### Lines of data
(begin)
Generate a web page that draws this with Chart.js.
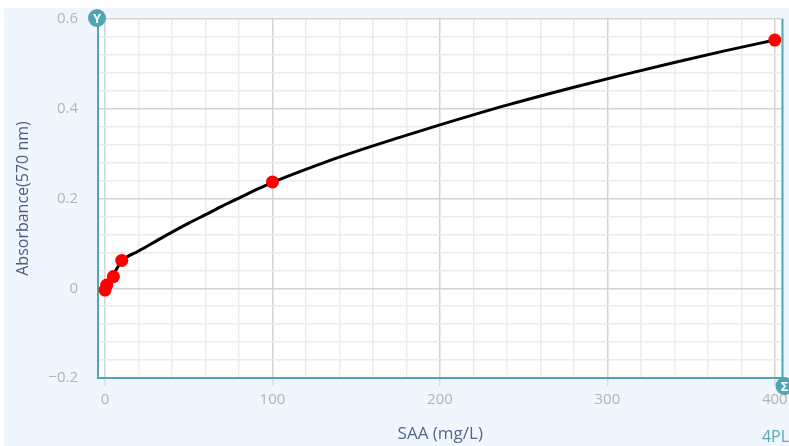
<!DOCTYPE html>
<html>
<head>
<meta charset="utf-8">
<script src="https://cdn.jsdelivr.net/npm/chart.js@4.4.1/dist/chart.umd.min.js"></script>
<style>
  html, body { margin: 0; padding: 0; background: #fff; }
</style>
</head>
<body>
<canvas id="chart_saa_standard" width="789" height="446"></canvas>
<script>
"use strict";

// standards (measured points)
const stdConc = [0, 1, 5, 10, 100, 400];
const stdAbs = [-0.004, 0.007, 0.026, 0.062, 0.237, 0.553];

// fitted 4PL curve
const fitConc = [0, 2, 5, 10, 20, 30, 40, 50, 60, 70, 80, 90, 100, 130, 150, 175, 200, 240, 280, 310, 340, 370, 400];
const fitAbs = [-0.003, 0.012, 0.031, 0.060, 0.083, 0.104, 0.125, 0.145, 0.164, 0.183, 0.201, 0.219, 0.236, 0.279, 0.305, 0.335, 0.364, 0.408, 0.448, 0.476, 0.503, 0.529, 0.553];

// tick positions
const xTicks = [0, 20, 40, 60, 80, 100, 120, 140, 160, 180, 200, 220, 240, 260, 280, 300, 320, 340, 360, 380, 400];
const yTicks = [-0.2, -0.16, -0.12, -0.08, -0.04, 0, 0.04, 0.08, 0.12, 0.16, 0.2, 0.24, 0.28, 0.32, 0.36, 0.4, 0.44, 0.48, 0.52, 0.56, 0.6];
const xLabels = [0, 100, 200, 300, 400];
const yLabels = [-0.2, 0, 0.2, 0.4, 0.6];

const TEAL = "#4fa6b2";
const FONT = "'Open Sans', 'Noto Sans', sans-serif";

const isMajor = (v, list) => list.some(l => Math.abs(l - v) < 1e-6);

const decorPlugin = {
    id: "decor",
    beforeDraw: chart => {
        const ctx = chart.ctx;
        const a = chart.chartArea;
        ctx.save();
        ctx.fillStyle = "#ffffff";
        ctx.fillRect(0, 0, chart.width, chart.height);
        ctx.fillStyle = "#eff6fd";
        ctx.fillRect(4, 8, chart.width - 4, chart.height - 8);
        ctx.fillStyle = "#ffffff";
        ctx.fillRect(a.left, a.top, a.right - a.left, a.bottom - a.top);
        ctx.restore();
    },
    afterDraw: chart => {
        const ctx = chart.ctx;
        const a = chart.chartArea;
        ctx.save();
        // right border
        ctx.strokeStyle = TEAL;
        ctx.lineWidth = 2;
        ctx.beginPath();
        ctx.moveTo(a.right, a.top);
        ctx.lineTo(a.right, a.bottom);
        ctx.stroke();

        // axis badges
        const badge = (x, y, letter) => {
            ctx.fillStyle = TEAL;
            ctx.beginPath();
            ctx.arc(x, y, 9, 0, Math.PI * 2);
            ctx.fill();
            ctx.fillStyle = "#ffffff";
            ctx.font = "bold 13px " + FONT;
            ctx.textAlign = "center";
            ctx.textBaseline = "middle";
            ctx.fillText(letter, x, y + 1);
        };
        badge(a.left - 1, a.top - 1, "Y");
        badge(a.right + 2, a.bottom + 8, "Σ");

        ctx.fillStyle = "#5aa9b6";
        ctx.font = "16px " + FONT;
        ctx.textAlign = "right";
        ctx.textBaseline = "middle";
        ctx.fillText("4PL", 789, 437);
        ctx.restore();
    }
};

const ctx = document.getElementById("chart_saa_standard").getContext("2d");

new Chart(ctx, {
    type: "scatter",
    data: {
        datasets: [
            {
                label: "Standards",
                data: stdConc.map((c, i) => ({ x: c, y: stdAbs[i] })),
                backgroundColor: "#ff0000",
                borderColor: "#ff0000",
                pointRadius: 6.5,
                pointHoverRadius: 6.5,
                borderWidth: 0,
                order: 0
            },
            {
                label: "4PL",
                type: "line",
                data: fitConc.map((c, i) => ({ x: c, y: fitAbs[i] })),
                borderColor: "#000000",
                borderWidth: 3,
                pointRadius: 0,
                fill: false,
                cubicInterpolationMode: "monotone",
                order: 1
            }
        ]
    },
    options: {
        responsive: false,
        animation: false,
        devicePixelRatio: 1,
        layout: { padding: { left: 4, top: 19, right: 2, bottom: 0 } },
        plugins: {
            legend: { display: false },
            tooltip: { enabled: false }
        },
        scales: {
            x: {
                type: "linear",
                min: -4.2,
                max: 404.6,
                afterBuildTicks: scale => { scale.ticks = xTicks.map(v => ({ value: v })); },
                afterFit: scale => {
                    scale.height = 68;
                    scale.paddingLeft = 0;
                    scale.paddingRight = 0;
                },
                ticks: {
                    autoSkip: false,
                    maxRotation: 0,
                    padding: 5,
                    color: "#b3b3b3",
                    font: { family: FONT, size: 15 },
                    callback: v => isMajor(v, xLabels) ? String(v) : ""
                },
                grid: {
                    color: c => isMajor(c.tick.value, xLabels) ? "#d3d3d3" : "#ebebeb",
                    tickColor: c => isMajor(c.tick.value, xLabels) ? "#cfe0ea" : "rgba(0,0,0,0)",
                    tickLength: 8,
                    lineWidth: 1.5
                },
                border: { color: TEAL, width: 2 },
                title: {
                    display: true,
                    text: "SAA (mg/L)",
                    color: "#56678a",
                    font: { family: FONT, size: 17 },
                    padding: { top: 0, bottom: 2 }
                }
            },
            y: {
                type: "linear",
                min: -0.2,
                max: 0.6,
                afterBuildTicks: scale => { scale.ticks = yTicks.map(v => ({ value: v })); },
                afterFit: scale => {
                    scale.width = 94;
                    scale.paddingTop = 0;
                    scale.paddingBottom = 0;
                },
                ticks: {
                    autoSkip: false,
                    padding: 20,
                    color: "#b3b3b3",
                    font: { family: FONT, size: 15 },
                    callback: v => {
                        if (!isMajor(v, yLabels)) return "";
                        if (Math.abs(v) < 1e-6) return "0";
                        const s = Math.abs(v).toFixed(1);
                        return v < 0 ? "\u2212" + s : s;
                    }
                },
                grid: {
                    color: c => isMajor(c.tick.value, yLabels) ? "#d3d3d3" : "#ebebeb",
                    drawTicks: false,
                    lineWidth: 1.5
                },
                border: { color: TEAL, width: 2 },
                title: {
                    display: true,
                    text: "Absorbance(570 nm)",
                    color: "#4b5c7f",
                    font: { family: FONT, size: 16 },
                    padding: { top: 10, bottom: 0 }
                }
            }
        }
    },
    plugins: [decorPlugin]
});
</script>
</body>
</html>
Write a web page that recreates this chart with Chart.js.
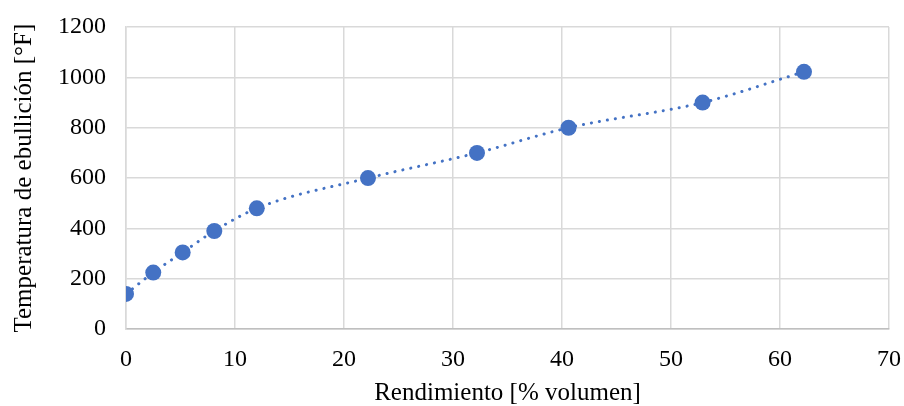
<!DOCTYPE html>
<html>
<head>
<meta charset="utf-8">
<script src="https://cdn.jsdelivr.net/npm/chart.js@4/dist/chart.umd.min.js"></script>
<style>
  html, body { margin: 0; padding: 0; background: #fff; }
  #wrap { width: 904px; height: 406px; }
</style>
</head>
<body>
<div id="wrap"><canvas id="chartRend"></canvas></div>
<script>
// rendimiento [% volumen] vs temperatura de ebullición [°F]
const rendimiento = [0.0, 2.5, 5.2, 8.1, 12.0, 22.2, 32.2, 40.6, 52.9, 62.2];
const temperatura = [140, 225, 305, 390, 480, 600, 700, 800, 900, 1022];
const xTicks = [0, 10, 20, 30, 40, 50, 60, 70];
const yTicks = [0, 200, 400, 600, 800, 1000, 1200];

const points = rendimiento.map((x, i) => ({ x: x, y: temperatura[i] }));
const azul = '#4472c4';
const fuente = 'Liberation Serif, Times New Roman, serif';

const config = {
    type: 'scatter',
    data: {
        datasets: [
            {
                // trendline (dotted)
                data: points,
                showLine: true,
                pointRadius: 0,
                borderColor: azul,
                borderWidth: 3,
                borderDash: [0.1, 8],
                borderCapStyle: 'round',
                cubicInterpolationMode: 'monotone',
                order: 2
            },
            {
                data: points,
                pointRadius: 8,
                pointHoverRadius: 8,
                backgroundColor: azul,
                borderColor: azul,
                borderWidth: 0,
                order: 1
            }
        ]
    },
    options: {
        responsive: true,
        maintainAspectRatio: false,
        animation: false,
        layout: { padding: { left: 0, right: 15, top: 27, bottom: 0 } },
        plugins: { legend: { display: false }, tooltip: { enabled: false } },
        scales: {
            x: {
                min: 0, max: 70,
                afterBuildTicks: s => { s.ticks = xTicks.map(v => ({ value: v })); },
                // invisible tick marks used as spacing between axis and labels
                grid: { color: '#d9d9d9', lineWidth: 1.5, drawTicks: true, tickLength: 16, tickColor: 'rgba(0,0,0,0)' },
                border: { color: '#bfbfbf', width: 1.5 },
                ticks: { color: '#000', font: { family: fuente, size: 24 }, padding: 0, callback: v => String(v) },
                title: { display: true, text: 'Rendimiento [% volumen]', color: '#000', font: { family: fuente, size: 25 }, padding: { top: 4, bottom: -2 } }
            },
            y: {
                min: 0, max: 1200,
                afterBuildTicks: s => { s.ticks = yTicks.map(v => ({ value: v })); },
                grid: { color: '#d9d9d9', lineWidth: 1.5, drawTicks: true, tickLength: 20, tickColor: 'rgba(0,0,0,0)' },
                border: { color: '#d9d9d9', width: 1.5 },
                ticks: { color: '#000', font: { family: fuente, size: 24 }, padding: 0, callback: v => String(v) },
                title: { display: true, text: 'Temperatura de ebullición [°F]', color: '#000', font: { family: fuente, size: 25 }, padding: { top: 9, bottom: 19 } }
            }
        }
    }
};

const canvas = document.getElementById('chartRend');
const chartRend = new Chart(canvas, config);
</script>
</body>
</html>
(end)
Copy, word for word, the entries above from the first line to the line that holds "const isMajor = (v, list)". Drop the pictures.

Generate a web page that draws this with Chart.js.
<!DOCTYPE html>
<html>
<head>
<meta charset="utf-8">
<script src="https://cdn.jsdelivr.net/npm/chart.js@4.4.1/dist/chart.umd.min.js"></script>
<style>
  html, body { margin: 0; padding: 0; background: #fff; }
</style>
</head>
<body>
<canvas id="chart_saa_standard" width="789" height="446"></canvas>
<script>
"use strict";

// standards (measured points)
const stdConc = [0, 1, 5, 10, 100, 400];
const stdAbs = [-0.004, 0.007, 0.026, 0.062, 0.237, 0.553];

// fitted 4PL curve
const fitConc = [0, 2, 5, 10, 20, 30, 40, 50, 60, 70, 80, 90, 100, 130, 150, 175, 200, 240, 280, 310, 340, 370, 400];
const fitAbs = [-0.003, 0.012, 0.031, 0.060, 0.083, 0.104, 0.125, 0.145, 0.164, 0.183, 0.201, 0.219, 0.236, 0.279, 0.305, 0.335, 0.364, 0.408, 0.448, 0.476, 0.503, 0.529, 0.553];

// tick positions
const xTicks = [0, 20, 40, 60, 80, 100, 120, 140, 160, 180, 200, 220, 240, 260, 280, 300, 320, 340, 360, 380, 400];
const yTicks = [-0.2, -0.16, -0.12, -0.08, -0.04, 0, 0.04, 0.08, 0.12, 0.16, 0.2, 0.24, 0.28, 0.32, 0.36, 0.4, 0.44, 0.48, 0.52, 0.56, 0.6];
const xLabels = [0, 100, 200, 300, 400];
const yLabels = [-0.2, 0, 0.2, 0.4, 0.6];

const TEAL = "#4fa6b2";
const FONT = "'Open Sans', 'Noto Sans', sans-serif";

const isMajor = (v, list) => list.some(l => Math.abs(l - v) < 1e-6);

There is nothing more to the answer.